* _CHALLENGE_
Locate the word "this" in the entries below, then gather every line that holds it.

Collected data:
::::::
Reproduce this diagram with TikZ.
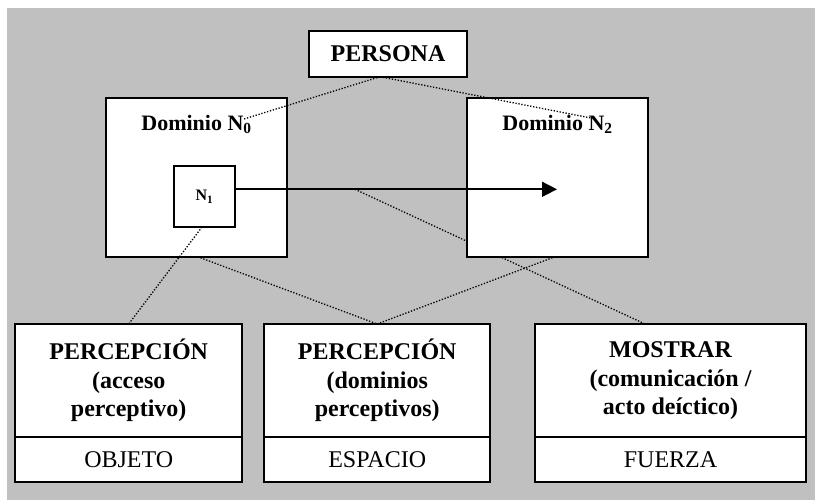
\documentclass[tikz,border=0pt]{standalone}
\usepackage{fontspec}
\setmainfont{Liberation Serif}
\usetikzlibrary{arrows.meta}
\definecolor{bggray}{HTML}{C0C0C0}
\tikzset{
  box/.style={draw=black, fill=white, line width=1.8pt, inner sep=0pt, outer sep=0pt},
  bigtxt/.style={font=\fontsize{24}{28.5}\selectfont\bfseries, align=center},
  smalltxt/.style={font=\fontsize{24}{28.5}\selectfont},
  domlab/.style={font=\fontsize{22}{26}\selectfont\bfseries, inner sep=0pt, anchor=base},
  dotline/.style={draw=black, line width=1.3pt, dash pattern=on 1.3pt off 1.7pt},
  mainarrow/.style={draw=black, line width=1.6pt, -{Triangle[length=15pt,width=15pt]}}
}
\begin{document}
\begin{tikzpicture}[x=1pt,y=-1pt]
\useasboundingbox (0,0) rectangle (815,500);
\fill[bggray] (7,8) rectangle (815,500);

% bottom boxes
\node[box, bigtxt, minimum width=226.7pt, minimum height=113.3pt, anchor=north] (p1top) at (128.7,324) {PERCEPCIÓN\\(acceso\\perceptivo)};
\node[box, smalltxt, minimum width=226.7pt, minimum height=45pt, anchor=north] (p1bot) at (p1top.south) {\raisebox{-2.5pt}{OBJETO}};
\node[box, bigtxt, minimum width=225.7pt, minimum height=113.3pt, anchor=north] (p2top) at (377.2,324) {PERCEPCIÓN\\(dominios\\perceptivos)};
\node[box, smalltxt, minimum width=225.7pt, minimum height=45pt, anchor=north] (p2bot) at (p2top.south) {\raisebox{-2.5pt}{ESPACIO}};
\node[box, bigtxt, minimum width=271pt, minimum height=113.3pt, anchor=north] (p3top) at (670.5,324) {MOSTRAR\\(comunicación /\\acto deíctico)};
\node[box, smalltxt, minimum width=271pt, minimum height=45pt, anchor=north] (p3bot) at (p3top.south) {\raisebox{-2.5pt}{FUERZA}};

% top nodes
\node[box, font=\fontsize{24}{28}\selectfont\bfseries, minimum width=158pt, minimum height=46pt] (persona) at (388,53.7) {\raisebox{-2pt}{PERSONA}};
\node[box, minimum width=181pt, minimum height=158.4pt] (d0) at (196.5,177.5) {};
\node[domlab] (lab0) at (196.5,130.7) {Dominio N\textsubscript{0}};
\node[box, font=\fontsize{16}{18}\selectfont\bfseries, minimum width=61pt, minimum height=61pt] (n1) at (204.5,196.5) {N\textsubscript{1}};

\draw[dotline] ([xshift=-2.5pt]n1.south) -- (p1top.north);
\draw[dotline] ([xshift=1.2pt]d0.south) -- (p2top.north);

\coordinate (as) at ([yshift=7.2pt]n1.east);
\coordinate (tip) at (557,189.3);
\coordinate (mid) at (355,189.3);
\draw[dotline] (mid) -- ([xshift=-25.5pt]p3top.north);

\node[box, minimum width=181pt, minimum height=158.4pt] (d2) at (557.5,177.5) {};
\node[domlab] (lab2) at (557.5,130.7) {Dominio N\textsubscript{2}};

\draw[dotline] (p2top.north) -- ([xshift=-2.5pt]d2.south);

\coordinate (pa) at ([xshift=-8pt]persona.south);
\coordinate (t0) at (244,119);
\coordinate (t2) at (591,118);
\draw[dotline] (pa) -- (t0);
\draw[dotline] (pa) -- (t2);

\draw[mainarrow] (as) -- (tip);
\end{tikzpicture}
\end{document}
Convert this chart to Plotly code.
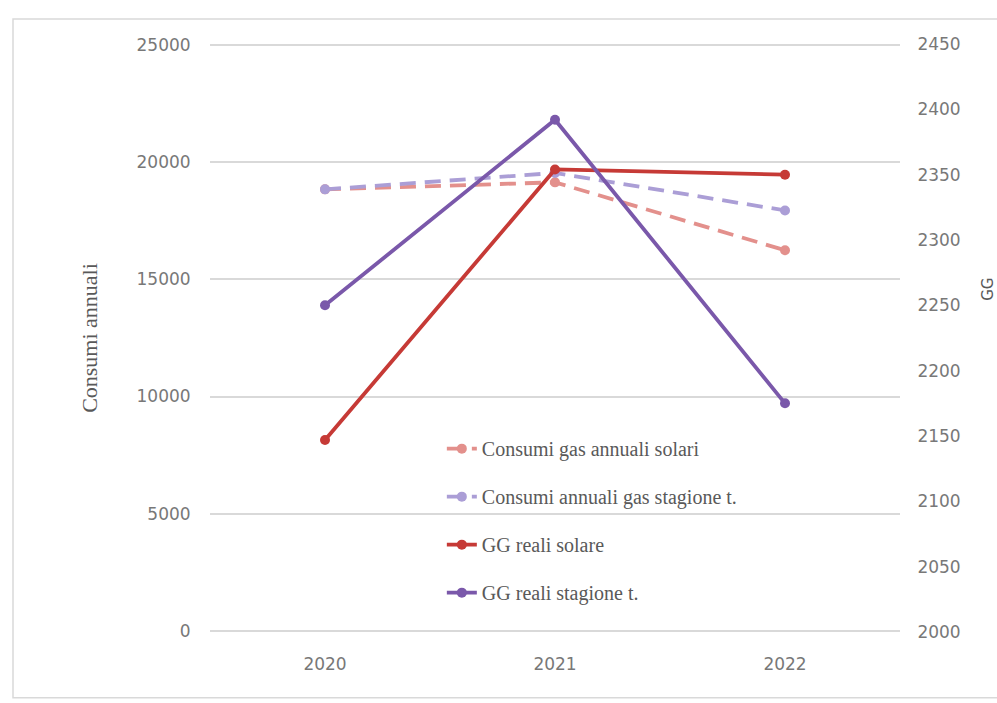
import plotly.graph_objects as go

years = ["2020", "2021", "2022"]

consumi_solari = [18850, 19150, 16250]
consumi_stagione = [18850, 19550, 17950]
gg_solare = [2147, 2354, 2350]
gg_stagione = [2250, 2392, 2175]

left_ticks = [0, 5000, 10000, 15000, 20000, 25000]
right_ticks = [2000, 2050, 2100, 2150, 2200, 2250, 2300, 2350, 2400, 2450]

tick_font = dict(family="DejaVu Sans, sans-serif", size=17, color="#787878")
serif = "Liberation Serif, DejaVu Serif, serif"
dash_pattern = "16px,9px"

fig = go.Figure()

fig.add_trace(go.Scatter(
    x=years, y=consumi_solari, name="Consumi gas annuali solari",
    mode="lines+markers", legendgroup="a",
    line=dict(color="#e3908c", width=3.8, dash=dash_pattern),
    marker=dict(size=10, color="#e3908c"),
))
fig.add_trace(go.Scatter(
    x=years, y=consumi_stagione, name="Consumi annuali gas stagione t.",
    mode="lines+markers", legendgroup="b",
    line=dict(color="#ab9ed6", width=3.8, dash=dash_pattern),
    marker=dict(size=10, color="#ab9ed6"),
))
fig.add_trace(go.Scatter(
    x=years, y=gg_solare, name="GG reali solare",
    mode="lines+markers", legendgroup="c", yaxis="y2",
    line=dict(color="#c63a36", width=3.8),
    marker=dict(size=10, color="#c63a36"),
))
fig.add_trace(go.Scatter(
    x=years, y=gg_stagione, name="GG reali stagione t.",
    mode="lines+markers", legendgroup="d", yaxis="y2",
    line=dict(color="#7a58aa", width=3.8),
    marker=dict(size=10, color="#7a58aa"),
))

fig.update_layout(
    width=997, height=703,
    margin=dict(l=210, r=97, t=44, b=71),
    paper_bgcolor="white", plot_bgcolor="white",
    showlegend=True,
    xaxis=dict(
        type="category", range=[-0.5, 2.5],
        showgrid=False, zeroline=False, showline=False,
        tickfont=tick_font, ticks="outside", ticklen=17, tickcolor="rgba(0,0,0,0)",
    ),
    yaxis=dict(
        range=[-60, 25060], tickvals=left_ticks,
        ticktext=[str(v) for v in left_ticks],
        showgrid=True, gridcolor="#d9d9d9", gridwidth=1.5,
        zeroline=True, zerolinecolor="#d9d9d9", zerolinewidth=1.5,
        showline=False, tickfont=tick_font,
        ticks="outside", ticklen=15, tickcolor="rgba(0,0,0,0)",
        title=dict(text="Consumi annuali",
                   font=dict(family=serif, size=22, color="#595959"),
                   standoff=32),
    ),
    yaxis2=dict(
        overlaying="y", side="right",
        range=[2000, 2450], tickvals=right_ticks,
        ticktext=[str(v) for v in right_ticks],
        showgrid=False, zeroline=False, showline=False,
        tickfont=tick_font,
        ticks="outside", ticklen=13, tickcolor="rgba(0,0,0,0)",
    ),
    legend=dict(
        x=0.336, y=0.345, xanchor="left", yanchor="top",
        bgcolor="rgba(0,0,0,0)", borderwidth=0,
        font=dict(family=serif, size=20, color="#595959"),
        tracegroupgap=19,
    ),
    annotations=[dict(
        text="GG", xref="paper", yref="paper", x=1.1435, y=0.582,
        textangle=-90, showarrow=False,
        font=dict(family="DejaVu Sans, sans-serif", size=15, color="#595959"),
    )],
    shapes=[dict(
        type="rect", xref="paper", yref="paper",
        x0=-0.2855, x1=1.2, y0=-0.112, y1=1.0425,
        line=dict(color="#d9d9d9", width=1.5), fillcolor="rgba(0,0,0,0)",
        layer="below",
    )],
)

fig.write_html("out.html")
::::::
* _THE RESULT_
Reproduce this diagram with TikZ.
Convert this chart to Plotly code.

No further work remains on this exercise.